Antonio Perna
Giornalista free-lance, tessera Odg 58807, cronista dal 1986 anno in cui l'Italia per la prima volta si connette a Internet
La politica siciliana è un teatro che, più che cambiare attori, ricicla copioni. Totò Cuffaro e Raffaele Lombardo, protagonisti da oltre vent’anni, ne sono l’esempio più vivido. Un tempo compagni di scena, oggi antagonisti irriducibili, sembrano recitare da anni la stessa pièce: “Io vinco, tu perdi, e viceversa”.
Eppure, quando i due muovevano i primi passi, avevano un maestro. Uno di quelli veri, che non insegnava a strillare nei comizi ma a tessere la tela nei corridoi. Calogero Mannino — ministro, democristiano di razza, stratega dalla pazienza certosina — era il regista silenzioso che insegnava l’arte della mediazione. Con lui, la Sicilia non era una mappa da conquistare, ma una scacchiera dove ogni mossa andava pensata tre mosse avanti.

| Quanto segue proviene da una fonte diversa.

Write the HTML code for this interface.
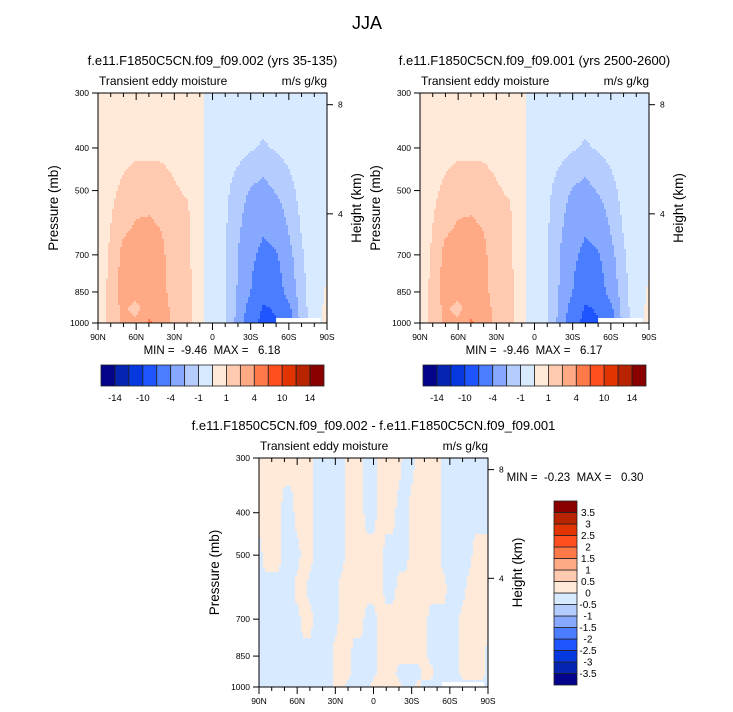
<!DOCTYPE html>
<html><head><meta charset="utf-8">
<style>
html,body{margin:0;padding:0;background:#fff;}
svg{display:block;font-family:"Liberation Sans",sans-serif;}
text{white-space:pre;}
</style></head>
<body>
<svg id="fig" width="733" height="712" viewBox="0 0 733 712" xmlns="http://www.w3.org/2000/svg">
<text x="367" y="29" font-size="18" text-anchor="middle">JJA</text>
<g id="panels"></g>
</svg>
<script>
// ---------- data ----------
const lats = [90,80,70,60,50,40,30,20,10,0,-10,-20,-30,-40,-50,-60,-70,-80,-90];
const levels = [300,400,500,600,700,850,925,1000];
const fieldA = [
[.5,.5,.5,.5,.5,.5,.5,.5,.3,-.6,-.5,-.5,-.5,-.5,-.5,-.5,-.5,-.5,-.5],
[.5,.6,.7,.8,.8,.8,.7,.6,.3,-.6,-.6,-.7,-.9,-1.1,-.9,-.7,-.5,-.5,-.5],
[.5,.8,1.2,1.5,1.5,1.4,1.1,.9,.3,-.6,-.8,-1.4,-2.1,-2.4,-1.9,-1.3,-.7,-.5,-.5],
[.6,1.0,1.7,2.1,2.2,1.9,1.2,1.3,.3,-.6,-.9,-1.7,-2.9,-3.6,-3.1,-1.8,-.9,-.5,-.5],
[.6,1.1,2.4,2.7,2.8,2.3,1.2,1.2,.3,-.6,-1.0,-2.0,-3.5,-4.6,-4.2,-2.4,-1.1,-.6,-.4],
[.6,1.2,2.6,3.0,3.1,2.5,1.3,1.5,.3,-.6,-1.0,-2.1,-4.0,-6,-5.5,-3,-1.2,-.6,.2],
[.6,1.2,2.4,1.3,3.3,3.0,1.3,1.5,.3,-.5,-.9,-2.2,-5,-8.5,-7.5,-4.5,-1.3,-.6,.3],
[.6,1.2,2.4,2.5,4.3,3.5,1.4,1.5,.3,-.5,-.9,-2.4,-6,-9.4,-8.5,-5,-1.3,-.6,.3]];
const fieldB = [
[.5,.5,.5,.5,.5,.5,.5,.5,.3,-.6,-.5,-.5,-.5,-.5,-.5,-.5,-.5,-.5,-.5],
[.5,.6,.7,.8,.8,.8,.7,.6,.3,-.6,-.6,-.7,-.9,-1.1,-.9,-.7,-.5,-.5,-.5],
[.5,.8,1.2,1.5,1.5,1.4,1.1,.9,.3,-.6,-.8,-1.4,-2.1,-2.4,-1.9,-1.3,-.7,-.5,-.5],
[.6,1.0,1.7,2.1,2.2,1.9,1.2,1.3,.3,-.6,-.9,-1.7,-2.9,-3.6,-3.1,-1.8,-.9,-.5,-.5],
[.6,1.1,2.4,2.7,2.8,2.3,1.2,1.2,.3,-.6,-1.0,-2.0,-3.5,-4.6,-4.2,-2.4,-1.1,-.6,-.4],
[.6,1.2,2.6,3.0,3.1,2.5,1.3,1.5,.3,-.6,-1.0,-2.1,-4.0,-6,-5.5,-3,-1.2,-.6,.2],
[.6,1.2,2.4,1.3,3.3,3.0,1.3,1.5,.3,-.5,-.9,-2.2,-5,-8.5,-7.5,-4.5,-1.3,-.6,.3],
[.6,1.2,2.4,2.5,4.3,3.5,1.4,1.5,.3,-.5,-.9,-2.4,-6,-9.4,-8.5,-5,-1.3,-.6,.3]];
const diffLats = [90,85,80,75,70,65,60,55,50,45,40,35,30,25,20,15,10,5,0,-5,-10,-15,-20,-25,-30,-35,-40,-45,-50,-55,-60,-65,-70,-75,-80,-85,-90];
const diffField = [
[.1,.1,.1,.1,.1,.1,.1,.1,.1,-.1,-.1,-.1,-.1,-.1,.1,.1,.1,-.1,-.1,.1,.1,.1,.1,-.1,-.1,.1,.1,.1,.1,-.1,-.1,-.1,-.1,-.1,-.1,-.1,-.1],
[.1,.1,.1,.1,-.1,-.1,.1,.1,.1,-.1,-.1,-.1,-.1,-.1,.1,.1,.1,-.1,-.1,.1,.1,.1,-.1,-.1,.1,.1,.1,.1,.1,-.1,-.1,-.1,-.1,-.1,-.1,-.1,-.1],
[-.1,.1,.1,.1,-.1,-.1,-.1,.1,.1,-.1,-.1,-.1,-.1,-.1,.1,.1,.1,.1,.1,.1,-.1,-.1,-.1,-.1,.1,.1,.1,.1,.1,-.1,-.1,-.1,-.1,-.1,.1,.1,.1],
[-.1,-.1,-.1,-.1,-.1,-.1,.1,.1,-.1,-.1,-.1,-.1,-.1,.1,.1,.1,.1,.1,.1,.1,-.1,-.1,.1,.1,.1,.1,.1,.1,.1,.1,-.1,-.1,-.1,.1,.1,.1,.1],
[-.1,-.1,-.1,-.1,-.1,-.1,-.1,.1,.1,-.1,-.1,-.1,-.1,.1,.1,.1,.1,-.1,-.1,.1,.1,.1,.1,.1,.1,.1,.1,-.1,-.1,-.1,-.1,-.1,.1,.1,.1,.1,.1],
[-.1,-.1,-.1,-.1,-.1,-.1,-.1,-.1,-.1,-.1,-.1,-.1,.1,.1,.1,-.1,-.1,-.1,-.1,.1,.1,.1,.1,.1,.1,.1,.1,-.1,-.1,-.1,-.1,-.1,.1,.1,.1,.1,-.1],
[-.1,-.1,-.1,-.1,-.1,-.1,-.1,-.1,-.1,-.1,-.1,-.1,.1,.1,.1,-.1,-.1,-.1,-.1,.1,.1,.1,-.1,-.1,-.1,-.1,.1,.1,-.1,-.1,-.1,-.1,.1,.1,.1,.1,-.1],
[-.1,-.1,-.1,-.1,-.1,-.1,-.1,-.1,-.1,-.1,-.1,-.1,.1,.1,-.1,-.1,-.1,-.1,.1,.1,.1,.1,.1,-.1,-.1,.1,-.1,-.1,-.1,-.1,-.1,-.1,-.1,-.1,-.1,-.1,-.1]];
const contourLevels = [-14,-12,-10,-8,-4,-2,-1,0,1,2,4,8,10,12,14];
const cbLabelsTop = ["-14","-10","-4","-1","1","4","10","14"];
const diffLevels = [-3.5,-3,-2.5,-2,-1.5,-1,-0.5,0,0.5,1,1.5,2,2.5,3,3.5];
const diffLabels = ["-3.5","-3","-2.5","-2","-1.5","-1","-0.5","0","0.5","1","1.5","2","2.5","3","3.5"];
const xTicks = [90,60,30,0,-30,-60,-90];
const xTickLabels = ["90N","60N","30N","0","30S","60S","90S"];
const pTicks = [300,400,500,700,850,1000];
const hTicks = [8,4];
const colors = ["#03038c","#0524b0","#0638e0","#1e55ff","#4a7dff","#87a8ff","#b5ccff","#d8eaff","#ffe9d8","#ffcab0","#ffa985","#ff7a48","#ff4f1e","#e23400","#b82400","#8a0000"];

const NS="http://www.w3.org/2000/svg";
const root=document.getElementById('panels');
function mk(tag,attrs,parent){const e=document.createElementNS(NS,tag);for(const k in attrs)e.setAttribute(k,attrs[k]);(parent||root).appendChild(e);return e;}
function txt(s,attrs,parent){const e=mk('text',attrs,parent);e.textContent=s;return e;}

function makeAxes(x0,y0,w,h){
  const xs=lat=>x0+(90-lat)/180*w;
  const lr=Math.log(1000/300);
  const ys=p=>y0+(1-Math.log(1000/p)/lr)*h;
  const yh=z=>ys(1000*Math.exp(-z/7));
  return {xs,ys,yh};
}
function interp(field,latArr,lat,p){
  let i=0; while(i<latArr.length-2 && lat<latArr[i+1]) i++;
  const t=(latArr[i]-lat)/(latArr[i]-latArr[i+1]);
  let j=0; while(j<levels.length-2 && p>levels[j+1]) j++;
  const lp=Math.log(p),l0=Math.log(levels[j]),l1=Math.log(levels[j+1]);
  const u=Math.min(1,Math.max(0,(lp-l0)/(l1-l0)));
  const tt=Math.min(1,Math.max(0,t));
  const a=field[j][i]*(1-tt)+field[j][i+1]*tt;
  const b=field[j+1][i]*(1-tt)+field[j+1][i+1]*tt;
  return a*(1-u)+b*u;
}
function band(v,lv){let k=0;while(k<lv.length && v>=lv[k])k++;return k;}

function drawPanel(opt){
  const g=mk('g',{});
  
  
  const {x0,y0,w,h}=opt;
  const ax=makeAxes(x0,y0,w,h);
  const fill=mk('g',{},g);
  
  
  const step=2;
  const ncols=Math.ceil(w/step);
  for(let py=0;py<h;py+=step){
    const yc=y0+py+step/2;
    const frac=1-(yc-y0)/h;
    const p=1000*Math.exp(-frac*Math.log(1000/300));
    let start=0,cur=-1;
    for(let c=0;c<=ncols;c++){
      const px=Math.min(c*step,w);
      let k=-2;
      if(c<ncols){const lat=90-(px+step/2)/w*180;k=band(interp(opt.field,opt.lats,lat,p),opt.levels);}
      if(k!==cur){
        if(cur>=0){
          const r=mk('rect',{x:x0+start,y:y0+py,width:px-start+0.5,height:Math.min(step+0.5,h-py),fill:colors[cur]},fill);
          
          
        }
        cur=k;start=px;
      }
    }
  }
  const m=mk('rect',{x:ax.xs(opt.maskLat[0]),y:y0+h-5,width:ax.xs(opt.maskLat[1])-ax.xs(opt.maskLat[0]),height:5,fill:'#fff'},g);
  
  
  mk('rect',{x:x0,y:y0,width:w,height:h,fill:'none',stroke:'#000','stroke-width':1},g);
  for(let lat=90;lat>=-90;lat-=10){
    const x=ax.xs(lat);const major=lat%30===0;const L=major?7:4;
    mk('line',{x1:x,y1:y0,x2:x,y2:y0+L,stroke:'#000','stroke-width':1},g);
    mk('line',{x1:x,y1:y0+h,x2:x,y2:y0+h+L,stroke:'#000','stroke-width':1},g);
  }
  xTicks.forEach((lat,i)=>{
    const t=txt(xTickLabels[i],{x:ax.xs(lat),y:y0+h+17,'font-size':8.5,'text-anchor':'middle'},g);
    
    
  });
  pTicks.forEach(p=>{
    const y=ax.ys(p);
    mk('line',{x1:x0-6,y1:y,x2:x0,y2:y,stroke:'#000'},g);
    const t=txt(String(p),{x:x0-9,y:y+3,'font-size':8.5,'text-anchor':'end'},g);
    
    
  });
  hTicks.forEach(z=>{
    const y=ax.yh(z);
    mk('line',{x1:x0+w,y1:y,x2:x0+w+6,y2:y,stroke:'#000'},g);
    const t=txt(String(z),{x:x0+w+11,y:y+3,'font-size':8.5},g);
    
    
  });
  const pl=txt('Pressure (mb)',{x:0,y:0,'font-size':13.5,'text-anchor':'middle',transform:`translate(${x0-40},${y0+h/2}) rotate(-90)`},g);
  
  
  const hl=txt('Height (km)',{x:0,y:0,'font-size':13.5,'text-anchor':'middle',transform:`translate(${x0+w+34},${y0+h/2}) rotate(-90)`},g);
  
  
  const t1=txt(opt.title,{x:x0+w/2,y:y0-28,'font-size':13,'text-anchor':'middle'},g);
  
  
  const t2=txt('Transient eddy moisture',{x:x0+1,y:y0-8,'font-size':12},g);
  
  
  const t3=txt('m/s g/kg',{x:x0+w,y:y0-8,'font-size':12,'text-anchor':'end'},g);
  
  
  return g;
}
function hColorbar(x0,y0,w,h,name){
  const g=mk('g',{});
  
  
  const n=colors.length,bw=w/n;
  colors.forEach((c,i)=>{
    const r=mk('rect',{x:x0+i*bw,y:y0,width:bw,height:h,fill:c,stroke:'#222','stroke-width':0.8},g);
    
    
  });
  cbLabelsTop.forEach((s,i)=>{
    const t=txt(s,{x:x0+(1+2*i)*bw,y:y0+h+15,'font-size':9.5,'text-anchor':'middle'},g);
    
    
  });
}
function vColorbar(x0,y0,w,h){
  const g=mk('g',{});
  
  
  const n=colors.length,bh=h/n;
  colors.forEach((c,i)=>{
    const r=mk('rect',{x:x0,y:y0+h-(i+1)*bh,width:w,height:bh,fill:c,stroke:'#222','stroke-width':0.8},g);
    
    
  });
  diffLabels.forEach((s,i)=>{
    const t=txt(s,{x:x0+w+11,y:y0+h-(i+1)*bh+3.5,'font-size':10,'text-anchor':'middle'},g);
    
    
  });
}

drawPanel({name:'panel-002',x0:98,y0:93,w:229,h:230,field:fieldA,lats:lats,levels:contourLevels,maskLat:[-50,-85],title:'f.e11.F1850C5CN.f09_f09.002 (yrs 35-135)'});
drawPanel({name:'panel-001',x0:420,y0:93,w:229,h:230,field:fieldB,lats:lats,levels:contourLevels,maskLat:[-50,-85],title:'f.e11.F1850C5CN.f09_f09.001 (yrs 2500-2600)'});
drawPanel({name:'panel-diff',x0:259,y0:458,w:229,h:229,field:diffField,lats:diffLats,levels:diffLevels,maskLat:[-54,-87],title:'f.e11.F1850C5CN.f09_f09.002 - f.e11.F1850C5CN.f09_f09.001'});

let mm=txt('MIN =  -9.46  MAX =   6.18',{x:212,y:354,'font-size':11.5,'text-anchor':'middle'});


mm=txt('MIN =  -9.46  MAX =   6.17',{x:534,y:354,'font-size':11.5,'text-anchor':'middle'});


mm=txt('MIN =  -0.23  MAX =   0.30',{x:575,y:481,'font-size':11.5,'text-anchor':'middle'});



hColorbar(101,365,223,21,'colorbar-002');
hColorbar(423,365,223,21,'colorbar-001');
vColorbar(554,501,23,184);
</script>
</body></html>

Negli anni ’80 e ’90, Mannino aveva costruito una scuola politica in cui la parola “nemico” non esisteva: c’era solo l’avversario di oggi che poteva essere l’alleato di domani. Così, mentre la Prima Repubblica franava sotto i colpi di Tangentopoli, lui teneva il punto, difendendo l’idea che la politica fosse, prima di tutto, un’arte di governo e non una guerra di trincea.
Ma l’allievo Cuffaro, diventato presidente della Regione, e l’allievo Lombardo, destinato a succedergli, col tempo smarrirono quella lezione. Nel 2008 Lombardo prese Palazzo d’Orléans anche grazie all’appoggio di parte dell’Udc di Casini. L’anno dopo, arrivò la rottura: Cuffaro e i suoi passarono all’opposizione, inaugurando una stagione di vendette incrociate, più simile a una faida di paese che a un confronto politico.
Mannino, osservando, avrebbe forse ripetuto una delle sue frasi preferite: “In politica, o si compone, o si perde”. Ma loro preferirono il ring alla sala delle trattative. Così, invece di sedersi al tavolo e spartirsi le mosse come lui aveva insegnato, scelsero di rovesciarlo.
Oggi, a distanza di anni, il duello continua. Non più per il potere vero, ma per l’ultima parola in un litigio iniziato tanto tempo fa. E chissà se, guardandoli, Mannino non pensi che, come maestri, la peggiore sconfitta non sia perdere la partita, ma vedere i propri allievi giocare senza sapere più le regole.